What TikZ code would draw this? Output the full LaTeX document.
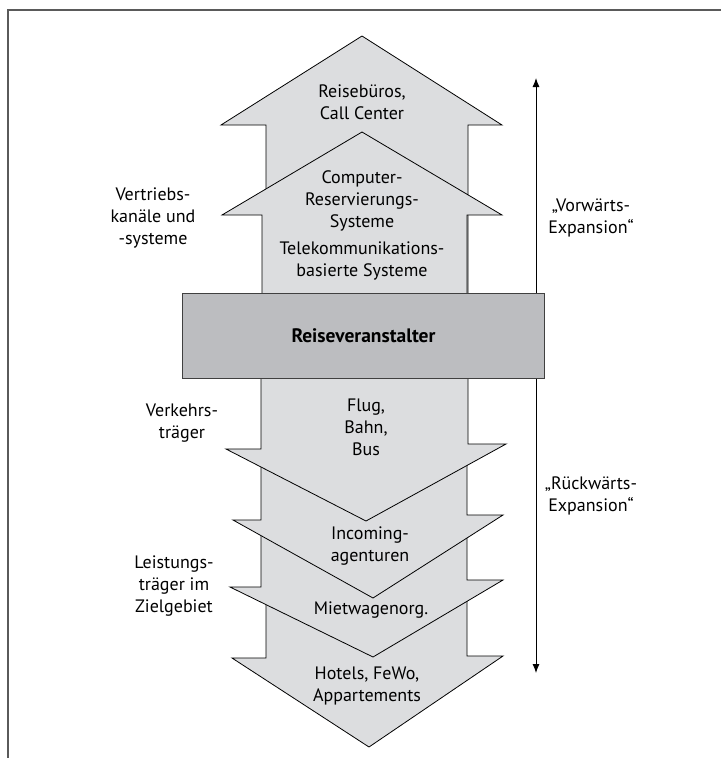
\documentclass[tikz,border=0pt]{standalone}
\usepackage{fontspec}
\setmainfont{PT Sans}
\usetikzlibrary{arrows.meta}
\definecolor{arrowgray}{HTML}{DCDDDF}
\definecolor{boxgray}{HTML}{BCBDC0}
\definecolor{framegray}{HTML}{5A5A5A}
\tikzset{
  bigarrow/.style={fill=arrowgray, draw=black, line width=0.8pt, line join=miter},
  lbl/.style={align=center, font=\fontsize{18}{22}\selectfont, inner sep=0pt},
  centerbox/.style={fill=boxgray, draw=black!75, line width=1pt, minimum width=362pt, minimum height=85pt, inner sep=0pt, font=\fontsize{19.5}{22}\selectfont\bfseries},
  expline/.style={line width=0.9pt, {Latex[length=9pt,width=7pt]}-{Latex[length=9pt,width=7pt]}},
  framestyle/.style={draw=framegray, line width=1.5pt}
}
\begin{document}
\begin{tikzpicture}[x=1pt,y=-1pt]
\useasboundingbox (0,0) rectangle (721,758);
% frame
\draw[framestyle] (8,758) -- (8,10) -- (721,10);

% upward arrows
\draw[bigarrow] (266,300) -- (266,125) -- (221,125) -- (362,36) -- (502,125) -- (468,125) -- (468,300) -- cycle;
\draw[bigarrow] (262,300) -- (262,215) -- (222,215) -- (362,132) -- (502,215) -- (467,215) -- (467,300) -- cycle;

% downward arrows (bottom first)
\draw[bigarrow] (266,590) -- (266,658) -- (232,658) -- (369,747) -- (503,656) -- (467,656) -- (467,590) -- cycle;
\draw[bigarrow] (261,525) -- (261,587) -- (230,587) -- (373,657) -- (503,580) -- (467,580) -- (467,525) -- cycle;
\draw[bigarrow] (261,455) -- (261,520) -- (233,520) -- (373,598) -- (503,515) -- (467,515) -- (467,455) -- cycle;
\draw[bigarrow] (261,370) -- (261,449) -- (226,449) -- (366,521) -- (506,444) -- (468,444) -- (468,370) -- cycle;

% expansion axis
\coordinate (vtop) at (536,78);
\coordinate (vbot) at (536,673);
\draw[expline] (vtop) -- (vbot);

% central box
\node[centerbox] (rv) at (363.5,335.5) {Reiseveranstalter};

% texts in arrows
\node[lbl] (rb) at (362,102.5) {Reisebüros,\\Call Center};
\node[lbl] (crs) at (362,201) {Computer-\\Reservierungs-\\Systeme};
\node[lbl] (tk) at (362,261) {Telekommunikations-\\basierte Systeme};
\node[lbl] (flug) at (366,427) {Flug,\\Bahn,\\Bus};
\node[lbl] (inc) at (370,546) {Incoming-\\agenturen};
\node[lbl] (mw) at (371,610) {Mietwagenorg.};
\node[lbl] (ho) at (367,685.5) {Hotels, FeWo,\\Appartements};

% side labels
\node[lbl] (vk) at (153,218) {Vertriebs-\\kanäle und\\-systeme};
\node[lbl] (vt) at (182,423) {Verkehrs-\\träger};
\node[lbl] (lt) at (174,586) {Leistungs-\\träger im\\Zielgebiet};
\node[lbl] (vw) at (591,218) {„Vorwärts-\\Expansion“};
\node[lbl] (rw) at (591,496) {„Rückwärts-\\Expansion“};
\end{tikzpicture}
\end{document}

——————

◆ Written problem
The material above must be printed exactly, with its pictures left out.

◆ Final result
What TikZ code would draw this? Output the full LaTeX document.
\documentclass[tikz,border=0pt]{standalone}
\usepackage{fontspec}
\setmainfont{PT Sans}
\usetikzlibrary{arrows.meta}
\definecolor{arrowgray}{HTML}{DCDDDF}
\definecolor{boxgray}{HTML}{BCBDC0}
\definecolor{framegray}{HTML}{5A5A5A}
\tikzset{
  bigarrow/.style={fill=arrowgray, draw=black, line width=0.8pt, line join=miter},
  lbl/.style={align=center, font=\fontsize{18}{22}\selectfont, inner sep=0pt},
  centerbox/.style={fill=boxgray, draw=black!75, line width=1pt, minimum width=362pt, minimum height=85pt, inner sep=0pt, font=\fontsize{19.5}{22}\selectfont\bfseries},
  expline/.style={line width=0.9pt, {Latex[length=9pt,width=7pt]}-{Latex[length=9pt,width=7pt]}},
  framestyle/.style={draw=framegray, line width=1.5pt}
}
\begin{document}
\begin{tikzpicture}[x=1pt,y=-1pt]
\useasboundingbox (0,0) rectangle (721,758);
% frame
\draw[framestyle] (8,758) -- (8,10) -- (721,10);

% upward arrows
\draw[bigarrow] (266,300) -- (266,125) -- (221,125) -- (362,36) -- (502,125) -- (468,125) -- (468,300) -- cycle;
\draw[bigarrow] (262,300) -- (262,215) -- (222,215) -- (362,132) -- (502,215) -- (467,215) -- (467,300) -- cycle;

% downward arrows (bottom first)
\draw[bigarrow] (266,590) -- (266,658) -- (232,658) -- (369,747) -- (503,656) -- (467,656) -- (467,590) -- cycle;
\draw[bigarrow] (261,525) -- (261,587) -- (230,587) -- (373,657) -- (503,580) -- (467,580) -- (467,525) -- cycle;
\draw[bigarrow] (261,455) -- (261,520) -- (233,520) -- (373,598) -- (503,515) -- (467,515) -- (467,455) -- cycle;
\draw[bigarrow] (261,370) -- (261,449) -- (226,449) -- (366,521) -- (506,444) -- (468,444) -- (468,370) -- cycle;

% expansion axis
\coordinate (vtop) at (536,78);
\coordinate (vbot) at (536,673);
\draw[expline] (vtop) -- (vbot);

% central box
\node[centerbox] (rv) at (363.5,335.5) {Reiseveranstalter};

% texts in arrows
\node[lbl] (rb) at (362,102.5) {Reisebüros,\\Call Center};
\node[lbl] (crs) at (362,201) {Computer-\\Reservierungs-\\Systeme};
\node[lbl] (tk) at (362,261) {Telekommunikations-\\basierte Systeme};
\node[lbl] (flug) at (366,427) {Flug,\\Bahn,\\Bus};
\node[lbl] (inc) at (370,546) {Incoming-\\agenturen};
\node[lbl] (mw) at (371,610) {Mietwagenorg.};
\node[lbl] (ho) at (367,685.5) {Hotels, FeWo,\\Appartements};

% side labels
\node[lbl] (vk) at (153,218) {Vertriebs-\\kanäle und\\-systeme};
\node[lbl] (vt) at (182,423) {Verkehrs-\\träger};
\node[lbl] (lt) at (174,586) {Leistungs-\\träger im\\Zielgebiet};
\node[lbl] (vw) at (591,218) {„Vorwärts-\\Expansion“};
\node[lbl] (rw) at (591,496) {„Rückwärts-\\Expansion“};
\end{tikzpicture}
\end{document}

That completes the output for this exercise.